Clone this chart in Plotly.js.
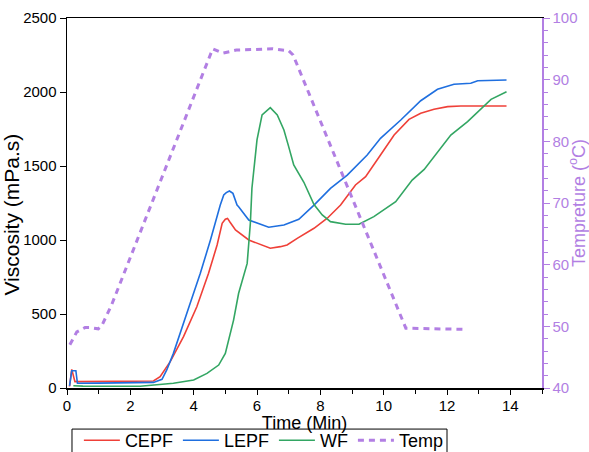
<!DOCTYPE html>
<html>
<head>
<meta charset="utf-8">
<script src="https://cdn.plot.ly/plotly-3.0.1.min.js"></script>
<style>html,body{margin:0;padding:0;background:#fff;}#chart{width:589px;height:452px;}</style>
</head>
<body>
<div id="chart"></div>
<script>
// Viscosity (mPa.s) vs time (min)
const cepfTime = [0.08,0.15,0.25,0.5,1.5,2.73,2.94,3.26,3.68,4.1,4.47,4.74,4.9,5.0,5.07,5.15,5.32,5.74,6.42,6.74,6.95,7.27,7.8,8.22,8.64,9.11,9.43,9.9,10.33,10.8,11.17,11.59,12.02,12.44,13.88];
const cepfVisc = [10,126,43,44,45,47,76,178,347,549,775,966,1113,1140,1146,1120,1068,1000,944,955,966,1011,1079,1147,1236,1372,1428,1574,1709,1815,1856,1883,1901,1905,1905];

const lepfTime = [0.08,0.15,0.28,0.33,1.0,2.31,2.73,3.0,3.15,3.36,3.63,3.89,4.21,4.53,4.84,4.95,5.03,5.13,5.24,5.37,5.42,5.74,6.37,6.85,7.32,7.8,8.32,8.85,9.48,9.9,10.54,11.17,11.7,12.22,12.75,12.97,13.88];
const lepfVisc = [15,117,117,32,33,36,38,59,122,234,414,572,775,1000,1236,1304,1320,1331,1315,1236,1225,1135,1086,1101,1140,1236,1349,1439,1574,1687,1811,1941,2018,2052,2059,2076,2081];

const wfTime = [0.2,0.5,2.31,3.36,4.0,4.42,4.79,5.0,5.26,5.42,5.69,5.79,5.84,6.0,6.16,6.42,6.64,6.85,7.0,7.16,7.48,7.8,8.06,8.32,8.8,9.22,9.69,10.38,10.9,11.28,12.12,12.65,13.39,13.88];
const wfVisc = [15,13,12,32,54,99,155,234,459,640,842,1113,1350,1676,1845,1894,1845,1743,1631,1507,1390,1240,1169,1124,1106,1106,1158,1259,1405,1477,1709,1800,1950,2002];

// Temperature (°C) vs time (min)
const tempTime = [0.09,0.31,0.57,0.73,0.99,1.1,1.41,4.6,4.92,5.35,6.5,7.0,7.14,10.7,12.6];
const tempVal  = [47.0,49.1,49.8,49.8,49.6,50.1,53.5,95.0,94.3,94.8,95.0,94.7,94.0,49.7,49.5];

const xTicks = [0,2,4,6,8,10,12,14];
const yTicks = [0,500,1000,1500,2000,2500];
const y2Ticks = [40,50,60,70,80,90,100];

const FONT = 'Arial, "Liberation Sans", sans-serif';
const PURPLE = '#b27fe3';

const traces = [
  {x: cepfTime, y: cepfVisc, name: 'CEPF', mode: 'lines', line: {color: '#ef4038', width: 1.6}},
  {x: lepfTime, y: lepfVisc, name: 'LEPF', mode: 'lines', line: {color: '#1f6fdf', width: 1.6}},
  {x: wfTime, y: wfVisc, name: 'WF', mode: 'lines', line: {color: '#33a663', width: 1.6}},
  {x: tempTime, y: tempVal, name: 'Temp', mode: 'lines', yaxis: 'y2', line: {color: PURPLE, width: 3, dash: '6px,5px'}}
];

const layout = {
  width: 589, height: 452,
  margin: {l: 67, r: 47, t: 18, b: 64, autoexpand: false},
  paper_bgcolor: '#fff', plot_bgcolor: '#fff',
  font: {family: FONT, size: 15, color: '#000'},
  showlegend: true,
  legend: {
    orientation: 'h', x: 0.025, xanchor: 'left', y: -0.092, yanchor: 'top',
    borderwidth: 0, bgcolor: 'rgba(0,0,0,0)', itemwidth: 36,
    font: {family: FONT, size: 18, color: '#000'}, traceorder: 'normal'
  },
  shapes: [
    {type: 'rect', xref: 'paper', yref: 'paper', x0: 0.0105, x1: 0.8, y0: -0.111, y1: -0.3,
     line: {color: '#000', width: 1}, fillcolor: 'rgba(0,0,0,0)', layer: 'below'}
  ],
  xaxis: {
    range: [0, 15], tickvals: xTicks, ticktext: xTicks.map(String),
    showgrid: false, zeroline: false, showline: true, linecolor: '#000', linewidth: 1.5,
    mirror: true, ticks: 'outside', ticklen: 5, tickcolor: '#000', tickwidth: 1,
    ticklabelstandoff: -2,
    minor: {dtick: 1, tick0: 0, ticks: 'outside', ticklen: 4, tickcolor: '#000', showgrid: false},
    tickfont: {size: 15},
    title: {text: 'Time (Min)', font: {size: 18}, standoff: 0}
  },
  yaxis: {
    range: [0, 2500], tickvals: yTicks, ticktext: yTicks.map(String),
    showgrid: false, zeroline: false, showline: true, linecolor: '#000', linewidth: 1.5,
    ticks: 'outside', ticklen: 6, tickcolor: '#000', tickwidth: 1,
    tickfont: {size: 15},
    title: {text: 'Viscosity (mPa.s)<span style="color:rgba(0,0,0,0)">__</span>', font: {size: 21}, standoff: 0}
  },
  yaxis2: {
    overlaying: 'y', side: 'right', range: [40, 100],
    tickvals: y2Ticks, ticktext: y2Ticks.map(String),
    showgrid: false, zeroline: false, showline: true, linecolor: PURPLE, linewidth: 1.5,
    ticks: 'outside', ticklen: 6, tickcolor: PURPLE, tickwidth: 1,
    minor: {dtick: 2, tick0: 40, ticks: 'outside', ticklen: 4, tickcolor: PURPLE, showgrid: false},
    tickfont: {size: 15, color: PURPLE},
    title: {text: 'Tempreture (<sup>o</sup>C)', font: {size: 18, color: PURPLE}, standoff: 8}
  }
};

Plotly.newPlot('chart', traces, layout, {displayModeBar: false, staticPlot: true});
</script>
</body>
</html>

YOUR GOAL: Every line above should be returned word for word, with the pictures left behind.

THE ANSWER:
Clone this chart in Plotly.js.
<!DOCTYPE html>
<html>
<head>
<meta charset="utf-8">
<script src="https://cdn.plot.ly/plotly-3.0.1.min.js"></script>
<style>html,body{margin:0;padding:0;background:#fff;}#chart{width:589px;height:452px;}</style>
</head>
<body>
<div id="chart"></div>
<script>
// Viscosity (mPa.s) vs time (min)
const cepfTime = [0.08,0.15,0.25,0.5,1.5,2.73,2.94,3.26,3.68,4.1,4.47,4.74,4.9,5.0,5.07,5.15,5.32,5.74,6.42,6.74,6.95,7.27,7.8,8.22,8.64,9.11,9.43,9.9,10.33,10.8,11.17,11.59,12.02,12.44,13.88];
const cepfVisc = [10,126,43,44,45,47,76,178,347,549,775,966,1113,1140,1146,1120,1068,1000,944,955,966,1011,1079,1147,1236,1372,1428,1574,1709,1815,1856,1883,1901,1905,1905];

const lepfTime = [0.08,0.15,0.28,0.33,1.0,2.31,2.73,3.0,3.15,3.36,3.63,3.89,4.21,4.53,4.84,4.95,5.03,5.13,5.24,5.37,5.42,5.74,6.37,6.85,7.32,7.8,8.32,8.85,9.48,9.9,10.54,11.17,11.7,12.22,12.75,12.97,13.88];
const lepfVisc = [15,117,117,32,33,36,38,59,122,234,414,572,775,1000,1236,1304,1320,1331,1315,1236,1225,1135,1086,1101,1140,1236,1349,1439,1574,1687,1811,1941,2018,2052,2059,2076,2081];

const wfTime = [0.2,0.5,2.31,3.36,4.0,4.42,4.79,5.0,5.26,5.42,5.69,5.79,5.84,6.0,6.16,6.42,6.64,6.85,7.0,7.16,7.48,7.8,8.06,8.32,8.8,9.22,9.69,10.38,10.9,11.28,12.12,12.65,13.39,13.88];
const wfVisc = [15,13,12,32,54,99,155,234,459,640,842,1113,1350,1676,1845,1894,1845,1743,1631,1507,1390,1240,1169,1124,1106,1106,1158,1259,1405,1477,1709,1800,1950,2002];

// Temperature (°C) vs time (min)
const tempTime = [0.09,0.31,0.57,0.73,0.99,1.1,1.41,4.6,4.92,5.35,6.5,7.0,7.14,10.7,12.6];
const tempVal  = [47.0,49.1,49.8,49.8,49.6,50.1,53.5,95.0,94.3,94.8,95.0,94.7,94.0,49.7,49.5];

const xTicks = [0,2,4,6,8,10,12,14];
const yTicks = [0,500,1000,1500,2000,2500];
const y2Ticks = [40,50,60,70,80,90,100];

const FONT = 'Arial, "Liberation Sans", sans-serif';
const PURPLE = '#b27fe3';

const traces = [
  {x: cepfTime, y: cepfVisc, name: 'CEPF', mode: 'lines', line: {color: '#ef4038', width: 1.6}},
  {x: lepfTime, y: lepfVisc, name: 'LEPF', mode: 'lines', line: {color: '#1f6fdf', width: 1.6}},
  {x: wfTime, y: wfVisc, name: 'WF', mode: 'lines', line: {color: '#33a663', width: 1.6}},
  {x: tempTime, y: tempVal, name: 'Temp', mode: 'lines', yaxis: 'y2', line: {color: PURPLE, width: 3, dash: '6px,5px'}}
];

const layout = {
  width: 589, height: 452,
  margin: {l: 67, r: 47, t: 18, b: 64, autoexpand: false},
  paper_bgcolor: '#fff', plot_bgcolor: '#fff',
  font: {family: FONT, size: 15, color: '#000'},
  showlegend: true,
  legend: {
    orientation: 'h', x: 0.025, xanchor: 'left', y: -0.092, yanchor: 'top',
    borderwidth: 0, bgcolor: 'rgba(0,0,0,0)', itemwidth: 36,
    font: {family: FONT, size: 18, color: '#000'}, traceorder: 'normal'
  },
  shapes: [
    {type: 'rect', xref: 'paper', yref: 'paper', x0: 0.0105, x1: 0.8, y0: -0.111, y1: -0.3,
     line: {color: '#000', width: 1}, fillcolor: 'rgba(0,0,0,0)', layer: 'below'}
  ],
  xaxis: {
    range: [0, 15], tickvals: xTicks, ticktext: xTicks.map(String),
    showgrid: false, zeroline: false, showline: true, linecolor: '#000', linewidth: 1.5,
    mirror: true, ticks: 'outside', ticklen: 5, tickcolor: '#000', tickwidth: 1,
    ticklabelstandoff: -2,
    minor: {dtick: 1, tick0: 0, ticks: 'outside', ticklen: 4, tickcolor: '#000', showgrid: false},
    tickfont: {size: 15},
    title: {text: 'Time (Min)', font: {size: 18}, standoff: 0}
  },
  yaxis: {
    range: [0, 2500], tickvals: yTicks, ticktext: yTicks.map(String),
    showgrid: false, zeroline: false, showline: true, linecolor: '#000', linewidth: 1.5,
    ticks: 'outside', ticklen: 6, tickcolor: '#000', tickwidth: 1,
    tickfont: {size: 15},
    title: {text: 'Viscosity (mPa.s)<span style="color:rgba(0,0,0,0)">__</span>', font: {size: 21}, standoff: 0}
  },
  yaxis2: {
    overlaying: 'y', side: 'right', range: [40, 100],
    tickvals: y2Ticks, ticktext: y2Ticks.map(String),
    showgrid: false, zeroline: false, showline: true, linecolor: PURPLE, linewidth: 1.5,
    ticks: 'outside', ticklen: 6, tickcolor: PURPLE, tickwidth: 1,
    minor: {dtick: 2, tick0: 40, ticks: 'outside', ticklen: 4, tickcolor: PURPLE, showgrid: false},
    tickfont: {size: 15, color: PURPLE},
    title: {text: 'Tempreture (<sup>o</sup>C)', font: {size: 18, color: PURPLE}, standoff: 8}
  }
};

Plotly.newPlot('chart', traces, layout, {displayModeBar: false, staticPlot: true});
</script>
</body>
</html>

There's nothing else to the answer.